2. The multi-curve multi-section alignment structure according to claim 1, wherein the amount of the plurality of alignment sections of the alignment curve is even number.

3. The multi-curve multi-section alignment structure according to claim 1, wherein the inner surface of the lens is aspheric.

4. A method of producing an orthokeratology lens with a multi-curve multi-section alignment structure, comprising:

(A): using a corneal topography to measure a cornea of an eyeball, to obtain a plurality of keratometry measurement of the cornea;

(B): using an electronic device to perform calculation of curvature for the cornea of the eyeball, dividing an alignment region, which matches with the alignment curve of the lens to be produced, of the cornea into a plurality of sections, and calculating keratometry measurement of the plurality of sections of the cornea to obtain curvatures of the plurality of sections by a preset algorithm;

(C): using a lens manufacturing machine to produce the orthokeratology lens based on the curvatures of the plurality of sections, wherein the alignment curve of the lens comprises a plurality alignment sections matching the curvatures of the plurality of sections.
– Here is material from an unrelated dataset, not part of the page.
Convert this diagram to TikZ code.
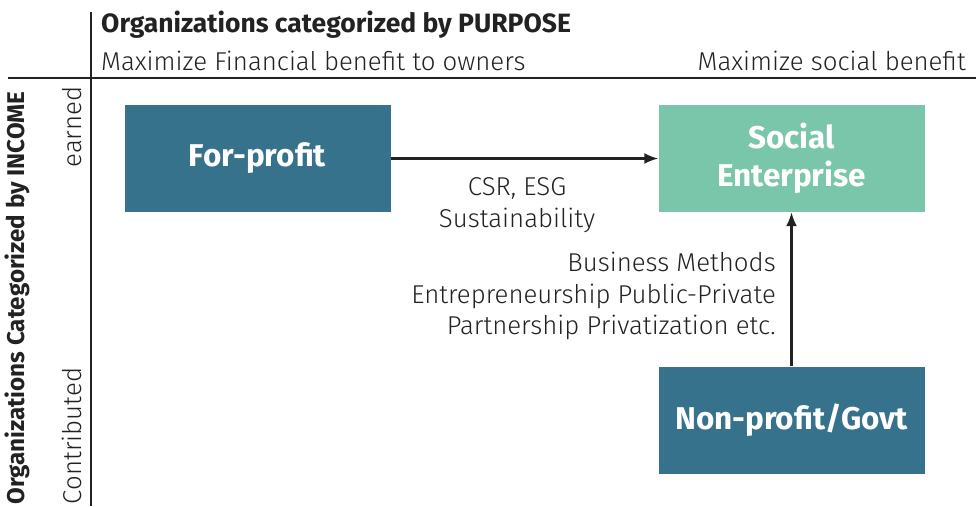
\documentclass[tikz,border=0pt]{standalone}
\usepackage{fontspec}
\setmainfont{Fira Sans}
\newfontfamily\lightfont{Fira Sans Light}
\usetikzlibrary{arrows.meta}
\definecolor{darkteal}{HTML}{36728C}
\definecolor{mint}{HTML}{79C6AB}
\definecolor{ink}{HTML}{222222}

\begin{document}
\begin{tikzpicture}[x=1pt, y=-1pt,
    box/.style={minimum width=266pt, minimum height=107pt, inner sep=0pt,
      text=white, align=center, font=\bfseries\fontsize{31.5}{38}\selectfont},
    note/.style={inner sep=0pt, text=ink, font=\lightfont\fontsize{25.8}{31.5}\selectfont},
    head/.style={inner sep=0pt, text=ink, font=\bfseries\fontsize{26.5}{30}\selectfont},
    flow/.style={draw=ink, line width=2.2pt, -{Latex[length=14pt,width=11pt]}}]
    \useasboundingbox (0,0) rectangle (976,506);
    % axes
    \draw[ink, line width=2.5pt] (91,12) -- (91,506);
    \draw[ink, line width=2.5pt] (8,78) -- (976,78);
    % purpose axis
    \node[head, anchor=base west] (purpose) at (101,32) {Organizations categorized by PURPOSE};
    \node[note, anchor=base west] (financial) at (101,70) {Maximize Financial benefit to owners};
    \node[note, anchor=base east] (social) at (966,70) {Maximize social benefit};
    % income axis
    \node[head, rotate=90, font=\bfseries\fontsize{24.2}{28}\selectfont] (income) at (17,298) {Organizations Categorized by INCOME};
    \node[note, rotate=90] (earned) at (72,127) {earned};
    \node[note, rotate=90] (contributed) at (72,436) {Contributed};
    % boxes
    \node[box, fill=darkteal] (forprofit) at (257.5,158.5) {For-profit};
    \node[box, fill=mint] (socent) at (791.5,158.5) {Social\\Enterprise};
    \node[box, fill=darkteal] (nonprofit) at (791.5,420) {Non-profit/Govt};
    % connectors
    \draw[flow] (forprofit) -- (socent);
    \draw[flow] (nonprofit) -- (socent);
    \node[note, align=center] (csr) at (517,205) {CSR, ESG\\Sustainability};
    \node[note, align=right, anchor=east] (methods) at (776,296) {Business Methods\\Entrepreneurship Public-Private\\Partnership Privatization etc.};
\end{tikzpicture}
\end{document}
5. The method according to claim 4, wherein the electronic device in the step (B) is a desktop computer, a notebook computer, or an industrial computer.

6. The method according to claim 4; wherein the amount of the plurality of alignment sections of the alignment curve in the step (B) is even number.

7. The method according to claim 4, wherein the curvature of nasal alignment curve of the orthokeratology lens is lower than the temporal curvature of the alignment curve of the orthokeratology lens.

8. The method according to claim 4, wherein the step (B) comprises:

using the electronic device to divide the alignment region of the cornea into eight sections; and

during the dividing process, first, dividing the alignment region of the cornea into four sections based on X axis and Y axis, and then dividing each of the four sections by 45 degrees, so as to divide the alignment region into the eight sections, and use the eight sections to make the alignment curve of the lens form the eight sections, thereby improving lens-corneal alignment.

9. The method according to claim 4, wherein in the step (B), the electronic device uses a central point of the cornea of the eyeball as an original point of a X and Y coordinate system, the preset algorithm is expressed as: z = c ⁢ r 2 1 + 1 - ( 1 + k ) ⁢ c 2 ⁢ r 2

wherein z indicates a distance from the original point in the Y direction, c indicates a curvature of the central point of the cornea, r indicates a distance from the original point in the X direction, k indicates an asphericity, and k=−e2, and e indicates eccentricity.

10. The method according to claim 4, wherein the lens production machine in the step (C) is an aspheric surface manufacturing machine used to produce the orthokeratology lens by an aspheric surface production manner.